* Exercise objective: Copy all lines in which the word "that" can be found.

* Listing:
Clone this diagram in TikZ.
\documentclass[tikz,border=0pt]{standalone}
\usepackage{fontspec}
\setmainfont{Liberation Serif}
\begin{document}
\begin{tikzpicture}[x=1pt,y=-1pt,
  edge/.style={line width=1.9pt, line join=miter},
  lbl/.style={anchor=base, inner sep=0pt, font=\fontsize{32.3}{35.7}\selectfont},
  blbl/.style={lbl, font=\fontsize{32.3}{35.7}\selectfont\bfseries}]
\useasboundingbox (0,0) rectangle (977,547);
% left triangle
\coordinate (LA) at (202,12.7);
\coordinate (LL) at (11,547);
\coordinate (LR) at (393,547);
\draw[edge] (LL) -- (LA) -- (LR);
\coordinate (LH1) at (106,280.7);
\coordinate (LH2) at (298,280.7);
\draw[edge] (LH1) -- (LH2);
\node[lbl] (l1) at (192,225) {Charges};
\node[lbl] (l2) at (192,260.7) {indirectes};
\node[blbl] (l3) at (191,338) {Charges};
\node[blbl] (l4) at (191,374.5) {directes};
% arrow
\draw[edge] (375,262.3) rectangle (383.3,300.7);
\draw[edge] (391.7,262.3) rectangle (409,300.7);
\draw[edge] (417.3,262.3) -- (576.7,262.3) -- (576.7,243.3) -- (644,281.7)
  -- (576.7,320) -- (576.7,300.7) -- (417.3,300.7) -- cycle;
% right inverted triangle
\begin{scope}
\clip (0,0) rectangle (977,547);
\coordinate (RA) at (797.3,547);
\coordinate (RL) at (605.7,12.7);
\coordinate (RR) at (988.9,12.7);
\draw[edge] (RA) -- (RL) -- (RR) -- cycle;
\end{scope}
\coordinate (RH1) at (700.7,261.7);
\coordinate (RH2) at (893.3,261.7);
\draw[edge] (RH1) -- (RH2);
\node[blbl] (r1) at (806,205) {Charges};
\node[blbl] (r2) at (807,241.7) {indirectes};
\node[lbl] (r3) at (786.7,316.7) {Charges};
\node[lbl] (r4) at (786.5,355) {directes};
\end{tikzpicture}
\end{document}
* * *
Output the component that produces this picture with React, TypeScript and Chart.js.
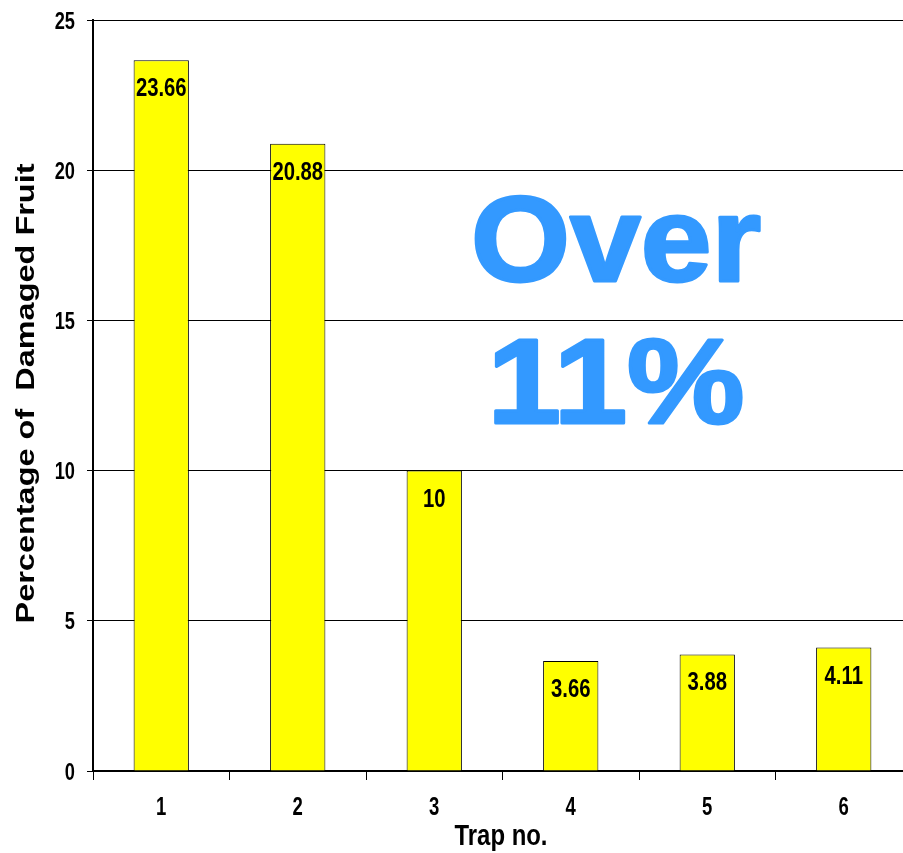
==
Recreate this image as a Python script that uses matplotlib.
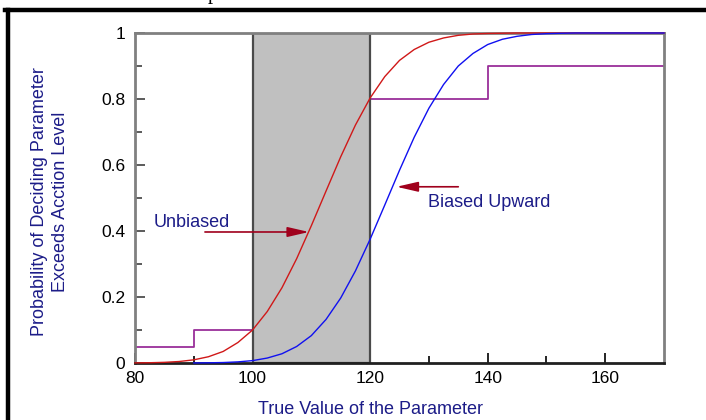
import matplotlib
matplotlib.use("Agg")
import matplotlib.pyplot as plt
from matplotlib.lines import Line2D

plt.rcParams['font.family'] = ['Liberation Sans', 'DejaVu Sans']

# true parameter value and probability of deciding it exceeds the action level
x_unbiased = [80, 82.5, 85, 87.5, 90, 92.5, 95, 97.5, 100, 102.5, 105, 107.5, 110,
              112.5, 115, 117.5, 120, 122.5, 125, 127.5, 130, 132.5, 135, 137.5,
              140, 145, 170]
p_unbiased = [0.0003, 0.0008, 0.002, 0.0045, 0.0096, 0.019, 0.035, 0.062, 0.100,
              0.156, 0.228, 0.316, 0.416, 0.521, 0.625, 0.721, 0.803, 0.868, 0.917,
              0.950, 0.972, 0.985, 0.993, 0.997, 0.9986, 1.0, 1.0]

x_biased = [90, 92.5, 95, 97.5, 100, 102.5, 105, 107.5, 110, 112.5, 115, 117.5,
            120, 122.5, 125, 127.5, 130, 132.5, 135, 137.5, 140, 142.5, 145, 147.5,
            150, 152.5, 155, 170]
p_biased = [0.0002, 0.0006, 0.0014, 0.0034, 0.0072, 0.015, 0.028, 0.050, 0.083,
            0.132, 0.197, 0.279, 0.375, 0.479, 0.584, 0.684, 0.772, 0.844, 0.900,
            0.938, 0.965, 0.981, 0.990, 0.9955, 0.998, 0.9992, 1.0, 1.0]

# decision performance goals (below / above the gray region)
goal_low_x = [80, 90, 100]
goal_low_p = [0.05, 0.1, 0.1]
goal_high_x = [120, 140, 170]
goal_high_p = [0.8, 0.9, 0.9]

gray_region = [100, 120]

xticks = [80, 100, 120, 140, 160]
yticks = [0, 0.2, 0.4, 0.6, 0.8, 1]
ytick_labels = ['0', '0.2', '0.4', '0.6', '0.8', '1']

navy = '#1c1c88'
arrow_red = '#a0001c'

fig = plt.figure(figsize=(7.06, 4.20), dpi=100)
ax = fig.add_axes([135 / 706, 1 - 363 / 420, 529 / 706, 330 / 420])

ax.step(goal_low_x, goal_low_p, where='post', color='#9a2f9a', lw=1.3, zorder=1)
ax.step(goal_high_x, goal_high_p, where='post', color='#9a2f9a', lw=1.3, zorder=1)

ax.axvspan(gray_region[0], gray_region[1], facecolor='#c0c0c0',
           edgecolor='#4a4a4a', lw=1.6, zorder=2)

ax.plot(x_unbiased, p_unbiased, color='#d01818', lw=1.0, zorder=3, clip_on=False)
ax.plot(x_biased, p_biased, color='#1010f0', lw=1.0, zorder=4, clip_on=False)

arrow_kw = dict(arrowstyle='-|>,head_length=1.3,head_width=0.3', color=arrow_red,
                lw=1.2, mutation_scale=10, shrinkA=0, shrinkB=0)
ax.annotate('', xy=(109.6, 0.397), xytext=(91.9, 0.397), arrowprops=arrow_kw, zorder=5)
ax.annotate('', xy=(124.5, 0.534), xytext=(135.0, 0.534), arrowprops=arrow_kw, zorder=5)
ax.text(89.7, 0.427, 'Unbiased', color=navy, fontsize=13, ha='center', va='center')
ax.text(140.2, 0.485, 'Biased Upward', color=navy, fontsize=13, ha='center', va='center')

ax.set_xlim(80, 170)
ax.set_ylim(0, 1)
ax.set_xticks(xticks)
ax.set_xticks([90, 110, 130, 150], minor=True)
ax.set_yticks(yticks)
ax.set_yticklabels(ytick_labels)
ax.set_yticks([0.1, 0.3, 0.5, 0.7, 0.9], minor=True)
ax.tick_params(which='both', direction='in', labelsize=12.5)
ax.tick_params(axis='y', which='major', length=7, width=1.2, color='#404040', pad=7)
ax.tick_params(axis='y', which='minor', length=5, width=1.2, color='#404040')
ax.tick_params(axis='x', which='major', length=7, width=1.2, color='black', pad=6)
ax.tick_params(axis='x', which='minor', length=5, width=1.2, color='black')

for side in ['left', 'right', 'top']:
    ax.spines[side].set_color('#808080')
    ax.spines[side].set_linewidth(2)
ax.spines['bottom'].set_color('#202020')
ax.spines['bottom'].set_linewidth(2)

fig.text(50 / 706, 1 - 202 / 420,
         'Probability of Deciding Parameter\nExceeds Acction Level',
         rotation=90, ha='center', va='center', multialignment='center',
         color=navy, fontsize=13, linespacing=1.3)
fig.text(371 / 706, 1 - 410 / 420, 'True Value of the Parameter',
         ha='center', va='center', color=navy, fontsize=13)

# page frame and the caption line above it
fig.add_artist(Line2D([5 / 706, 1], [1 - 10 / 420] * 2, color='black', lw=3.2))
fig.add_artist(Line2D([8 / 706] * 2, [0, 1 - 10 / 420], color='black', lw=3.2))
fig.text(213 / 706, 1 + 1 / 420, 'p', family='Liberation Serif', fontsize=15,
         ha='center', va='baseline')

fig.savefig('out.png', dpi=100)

* Task response:
Output the component that produces this picture with React, TypeScript and Chart.js.
Recreate this image as a Python script that uses matplotlib.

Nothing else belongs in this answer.